Open Source Alternatives to DataBricks SQL Warehouse
Databricks SQL Warehouse is a managed service within the Databricks platform that provides scalable SQL compute resources decoupled from storage. Essentially, it allows you to run powerful SQL queries on your data lakehouse without needing to manage separate infrastructure. This makes it particularly appealing for data analysts and business users who want to analyze large datasets using familiar SQL language, without the burden of managing servers or scaling compute resources manually. However, it can be
- expensive, especially for small businesses or organizations with limited data needs or companies with A LOT of data.
- limited customization compared to traditional data warehouses
- vendor lock-in
- limited functionality in area around machine learning or real-time processing (you might need additional Databricks services)
There are a number of open source alternatives to Databricks SQL Warehouse that offer similar features at a lower cost. Here are some of the top open source alternatives to Databricks SQL Warehouse:
StarRocks:
StarRocks is an open-source, distributed, MPP (Massively Parallel Processing) OLAP database that is designed for high performance and scalability. It excels at real time sub-second analytics and supports open data lakehouse through the support of all the major open table formats: Apache Hudi, Apache Iceberg, Apache Hive, and Delta Lake.
StarRocks is a Linux Foundation project and CelerData who is one of the main sponsors of StarRocks is based in Silicon Valley, CA.
The StarRocks project has been adopted by a number of organizations, including AirBnB, Alibaba, Tencent, and JD.com. It is a promising new OLAP database that has the potential to revolutionize the way we analyze data.
ClickHouse:
ClickHouse is an open-source column-oriented database management system (DBMS) for online analytical processing (OLAP). It is designed to be fast and scalable for analytical workloads, such as aggregations and joins. ClickHouse is written in C++ and is available for Linux, macOS, and Windows.

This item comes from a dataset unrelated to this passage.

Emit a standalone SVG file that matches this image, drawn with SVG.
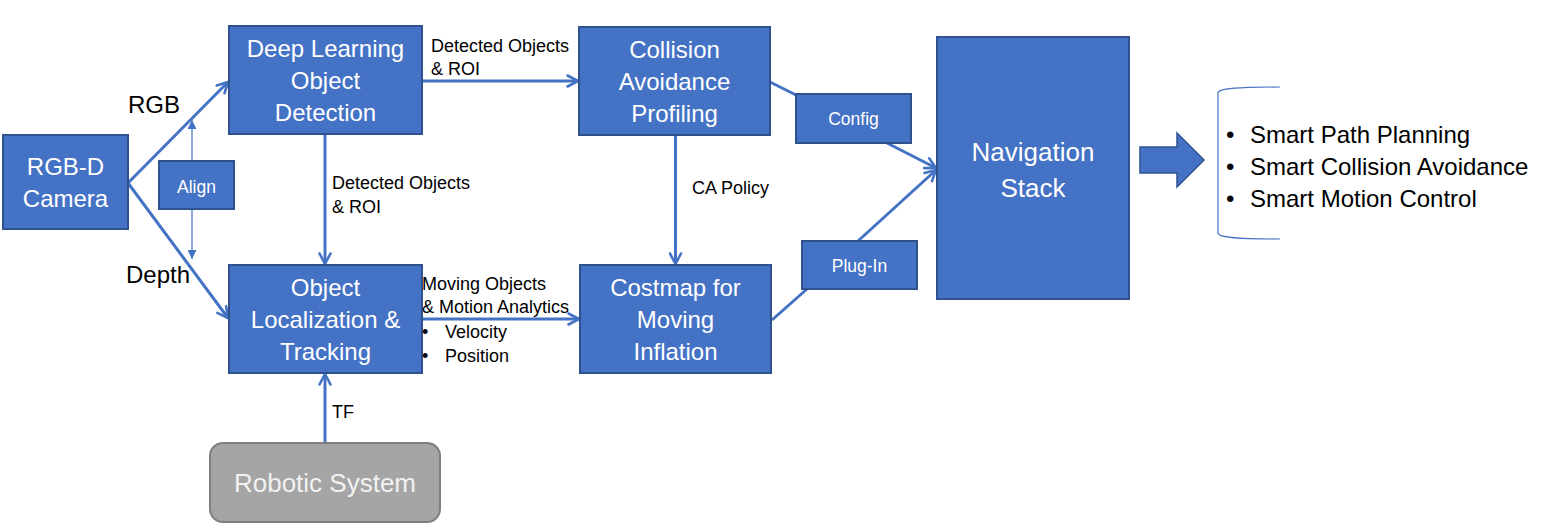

ClickHouse was created by Alexey Milovidov and Yury Izrailevsky at Yandex, a Russian technology company. The first version of ClickHouse was released in 2016.
Trino:
Trino, formerly known as PrestoSQL, is an open-source distributed SQL query engine designed to handle large datasets across various data sources. Trino allows you to query massive datasets stored in different places, like data lakes, data warehouses, and even real-time data sources like Kafka. It’s built for speed and can handle complex queries quickly even on huge datasets. This is because it distributes the work across multiple machines in a cluster, enabling parallel processing. However it’s not a database. It’s a query engine, not a place to store data. It sits on top of existing data sources and provides a unified SQL interface for querying them.
These are just a few of the many open source alternatives to Databricks SQL Warehouse. The best choice for your organization will depend on your specific needs and budget.
Here are some factors to consider when choosing an open source alternative to Databricks SQL Warehouse:
- Your data needs: How much data do you need to store? What type of data is it?
- Your budget: How much are you willing to spend on a data warehouse?
- Your technical expertise: How much technical expertise do you have? Some open source data warehouses are more complex to set up and manage than others.
- Your integration needs: Do you need to integrate your data warehouse with other applications?
Once you have considered these factors, you can start to narrow down your choices and choose the open source alternative to Databricks SQL Warehouse that is right for you.